_MATERIAL_
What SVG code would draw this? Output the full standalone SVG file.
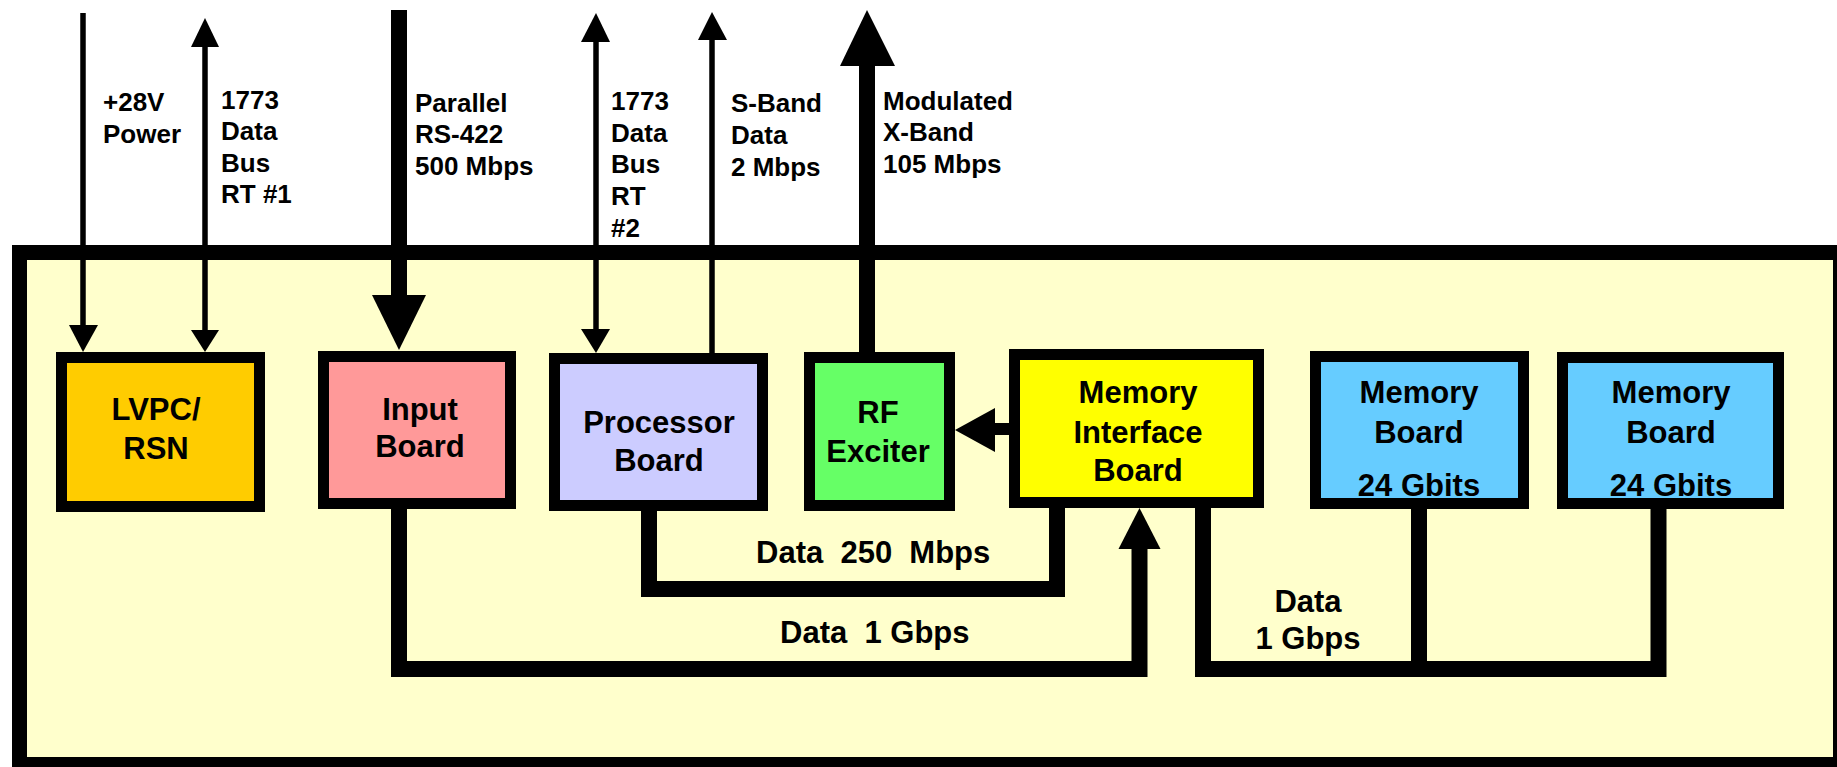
<svg xmlns="http://www.w3.org/2000/svg" width="1837" height="767" viewBox="0 0 1837 767">
<style>
text{font-family:"Liberation Sans",Arial,sans-serif;font-weight:bold;fill:#000}
.lbl{font-size:26px}
.nl{font-size:31px;text-anchor:middle}
.bl{font-size:31px}
.box{stroke:#000;stroke-width:11}
.thin{stroke:#000;stroke-width:5.5;fill:none}
.thick{stroke:#000;stroke-width:16;fill:none;stroke-linejoin:miter}
.head{fill:#000}
</style>
<rect id="frame" x="19.5" y="252.5" width="1821" height="512" fill="#FFFFCC" stroke="#000" stroke-width="15"/>
<g id="connectors">
  <line class="thin" x1="83" y1="13" x2="83" y2="326"/>
  <polygon class="head" points="69,325 98,325 83,352"/>
  <line class="thin" x1="205" y1="46" x2="205" y2="331"/>
  <polygon class="head" points="205,18 191,47 219,47"/>
  <polygon class="head" points="191,330 219,330 205,352"/>
  <line class="thick" x1="399" y1="10" x2="399" y2="296" stroke-width="15"/>
  <polygon class="head" points="372,295 426,295 399,350"/>
  <line class="thin" x1="596" y1="41" x2="596" y2="330"/>
  <polygon class="head" points="596,13 581,42 610,42"/>
  <polygon class="head" points="581,329 610,329 596,353"/>
  <line class="thin" x1="712" y1="39" x2="712" y2="354"/>
  <polygon class="head" points="712,12 698,40 727,40"/>
  <line class="thick" x1="867" y1="65" x2="867" y2="353"/>
  <polygon class="head" points="867,10 840,66 895,66"/>
  <line x1="994" y1="429" x2="1010" y2="429" stroke="#000" stroke-width="12"/>
  <polygon class="head" points="955,430 995,408 995,452"/>
  <polyline class="thick" points="649,510 649,589 1057,589 1057,507"/>
  <polyline class="thick" points="399,508 399,669 1139.5,669 1139.5,548"/>
  <polygon class="head" points="1118.5,549 1160.5,549 1139.5,508"/>
  <polyline class="thick" points="1203,507 1203,669 1658.5,669 1658.5,508"/>
  <line class="thick" x1="1419" y1="508" x2="1419" y2="669"/>
</g>
<g id="n-lvpc">
  <rect class="box" x="61.5" y="357.5" width="198" height="149" fill="#FFCC00"/>
  <text class="nl" x="156" y="420">LVPC/</text>
  <text class="nl" x="156" y="459">RSN</text>
</g>
<g id="n-input">
  <rect class="box" x="323.5" y="356.5" width="187" height="147" fill="#FF9999"/>
  <text class="nl" x="420" y="420">Input</text>
  <text class="nl" x="420" y="457">Board</text>
</g>
<g id="n-proc">
  <rect class="box" x="554.5" y="358.5" width="208" height="147" fill="#CCCCFF"/>
  <text class="nl" x="659" y="433">Processor</text>
  <text class="nl" x="659" y="471">Board</text>
</g>
<g id="n-rf">
  <rect class="box" x="809.5" y="357.5" width="140" height="148" fill="#66FF66"/>
  <text class="nl" x="878" y="423">RF</text>
  <text class="nl" x="878" y="462">Exciter</text>
</g>
<g id="n-mib">
  <rect class="box" x="1014.5" y="354.5" width="244" height="148" fill="#FFFF00"/>
  <text class="nl" x="1138" y="403">Memory</text>
  <text class="nl" x="1138" y="443">Interface</text>
  <text class="nl" x="1138" y="481">Board</text>
</g>
<g id="n-mb1">
  <rect class="box" x="1315.5" y="356.5" width="208" height="147" fill="#66CCFF"/>
  <text class="nl" x="1419" y="403">Memory</text>
  <text class="nl" x="1419" y="443">Board</text>
  <text class="nl" x="1419" y="496">24 Gbits</text>
</g>
<g id="n-mb2">
  <rect class="box" x="1562.5" y="357.5" width="216" height="146" fill="#66CCFF"/>
  <text class="nl" x="1671" y="403">Memory</text>
  <text class="nl" x="1671" y="443">Board</text>
  <text class="nl" x="1671" y="496">24 Gbits</text>
</g>
<g id="labels">
  <text class="lbl" x="103" y="111">+28V</text>
  <text class="lbl" x="103" y="143">Power</text>
  <text class="lbl" x="221" y="109">1773</text>
  <text class="lbl" x="221" y="140">Data</text>
  <text class="lbl" x="221" y="172">Bus</text>
  <text class="lbl" x="221" y="203">RT #1</text>
  <text class="lbl" x="415" y="112">Parallel</text>
  <text class="lbl" x="415" y="143">RS-422</text>
  <text class="lbl" x="415" y="175">500 Mbps</text>
  <text class="lbl" x="611" y="110">1773</text>
  <text class="lbl" x="611" y="142">Data</text>
  <text class="lbl" x="611" y="173">Bus</text>
  <text class="lbl" x="611" y="205">RT</text>
  <text class="lbl" x="611" y="237">#2</text>
  <text class="lbl" x="731" y="112">S-Band</text>
  <text class="lbl" x="731" y="144">Data</text>
  <text class="lbl" x="731" y="176">2 Mbps</text>
  <text class="lbl" x="883" y="110">Modulated</text>
  <text class="lbl" x="883" y="141">X-Band</text>
  <text class="lbl" x="883" y="173">105 Mbps</text>
  <text class="bl" x="756" y="563" xml:space="preserve">Data  250  Mbps</text>
  <text class="bl" x="780" y="643" xml:space="preserve">Data  1 Gbps</text>
  <text class="bl" x="1308" y="612" text-anchor="middle">Data</text>
  <text class="bl" x="1308" y="649" text-anchor="middle">1 Gbps</text>
</g>
</svg>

_TASK GOAL_
Reproduce the material above verbatim; omit every picture.

_SOLUTION FOR THIS TASK_
What SVG code would draw this? Output the full standalone SVG file.
<svg xmlns="http://www.w3.org/2000/svg" width="1837" height="767" viewBox="0 0 1837 767">
<style>
text{font-family:"Liberation Sans",Arial,sans-serif;font-weight:bold;fill:#000}
.lbl{font-size:26px}
.nl{font-size:31px;text-anchor:middle}
.bl{font-size:31px}
.box{stroke:#000;stroke-width:11}
.thin{stroke:#000;stroke-width:5.5;fill:none}
.thick{stroke:#000;stroke-width:16;fill:none;stroke-linejoin:miter}
.head{fill:#000}
</style>
<rect id="frame" x="19.5" y="252.5" width="1821" height="512" fill="#FFFFCC" stroke="#000" stroke-width="15"/>
<g id="connectors">
  <line class="thin" x1="83" y1="13" x2="83" y2="326"/>
  <polygon class="head" points="69,325 98,325 83,352"/>
  <line class="thin" x1="205" y1="46" x2="205" y2="331"/>
  <polygon class="head" points="205,18 191,47 219,47"/>
  <polygon class="head" points="191,330 219,330 205,352"/>
  <line class="thick" x1="399" y1="10" x2="399" y2="296" stroke-width="15"/>
  <polygon class="head" points="372,295 426,295 399,350"/>
  <line class="thin" x1="596" y1="41" x2="596" y2="330"/>
  <polygon class="head" points="596,13 581,42 610,42"/>
  <polygon class="head" points="581,329 610,329 596,353"/>
  <line class="thin" x1="712" y1="39" x2="712" y2="354"/>
  <polygon class="head" points="712,12 698,40 727,40"/>
  <line class="thick" x1="867" y1="65" x2="867" y2="353"/>
  <polygon class="head" points="867,10 840,66 895,66"/>
  <line x1="994" y1="429" x2="1010" y2="429" stroke="#000" stroke-width="12"/>
  <polygon class="head" points="955,430 995,408 995,452"/>
  <polyline class="thick" points="649,510 649,589 1057,589 1057,507"/>
  <polyline class="thick" points="399,508 399,669 1139.5,669 1139.5,548"/>
  <polygon class="head" points="1118.5,549 1160.5,549 1139.5,508"/>
  <polyline class="thick" points="1203,507 1203,669 1658.5,669 1658.5,508"/>
  <line class="thick" x1="1419" y1="508" x2="1419" y2="669"/>
</g>
<g id="n-lvpc">
  <rect class="box" x="61.5" y="357.5" width="198" height="149" fill="#FFCC00"/>
  <text class="nl" x="156" y="420">LVPC/</text>
  <text class="nl" x="156" y="459">RSN</text>
</g>
<g id="n-input">
  <rect class="box" x="323.5" y="356.5" width="187" height="147" fill="#FF9999"/>
  <text class="nl" x="420" y="420">Input</text>
  <text class="nl" x="420" y="457">Board</text>
</g>
<g id="n-proc">
  <rect class="box" x="554.5" y="358.5" width="208" height="147" fill="#CCCCFF"/>
  <text class="nl" x="659" y="433">Processor</text>
  <text class="nl" x="659" y="471">Board</text>
</g>
<g id="n-rf">
  <rect class="box" x="809.5" y="357.5" width="140" height="148" fill="#66FF66"/>
  <text class="nl" x="878" y="423">RF</text>
  <text class="nl" x="878" y="462">Exciter</text>
</g>
<g id="n-mib">
  <rect class="box" x="1014.5" y="354.5" width="244" height="148" fill="#FFFF00"/>
  <text class="nl" x="1138" y="403">Memory</text>
  <text class="nl" x="1138" y="443">Interface</text>
  <text class="nl" x="1138" y="481">Board</text>
</g>
<g id="n-mb1">
  <rect class="box" x="1315.5" y="356.5" width="208" height="147" fill="#66CCFF"/>
  <text class="nl" x="1419" y="403">Memory</text>
  <text class="nl" x="1419" y="443">Board</text>
  <text class="nl" x="1419" y="496">24 Gbits</text>
</g>
<g id="n-mb2">
  <rect class="box" x="1562.5" y="357.5" width="216" height="146" fill="#66CCFF"/>
  <text class="nl" x="1671" y="403">Memory</text>
  <text class="nl" x="1671" y="443">Board</text>
  <text class="nl" x="1671" y="496">24 Gbits</text>
</g>
<g id="labels">
  <text class="lbl" x="103" y="111">+28V</text>
  <text class="lbl" x="103" y="143">Power</text>
  <text class="lbl" x="221" y="109">1773</text>
  <text class="lbl" x="221" y="140">Data</text>
  <text class="lbl" x="221" y="172">Bus</text>
  <text class="lbl" x="221" y="203">RT #1</text>
  <text class="lbl" x="415" y="112">Parallel</text>
  <text class="lbl" x="415" y="143">RS-422</text>
  <text class="lbl" x="415" y="175">500 Mbps</text>
  <text class="lbl" x="611" y="110">1773</text>
  <text class="lbl" x="611" y="142">Data</text>
  <text class="lbl" x="611" y="173">Bus</text>
  <text class="lbl" x="611" y="205">RT</text>
  <text class="lbl" x="611" y="237">#2</text>
  <text class="lbl" x="731" y="112">S-Band</text>
  <text class="lbl" x="731" y="144">Data</text>
  <text class="lbl" x="731" y="176">2 Mbps</text>
  <text class="lbl" x="883" y="110">Modulated</text>
  <text class="lbl" x="883" y="141">X-Band</text>
  <text class="lbl" x="883" y="173">105 Mbps</text>
  <text class="bl" x="756" y="563" xml:space="preserve">Data  250  Mbps</text>
  <text class="bl" x="780" y="643" xml:space="preserve">Data  1 Gbps</text>
  <text class="bl" x="1308" y="612" text-anchor="middle">Data</text>
  <text class="bl" x="1308" y="649" text-anchor="middle">1 Gbps</text>
</g>
</svg>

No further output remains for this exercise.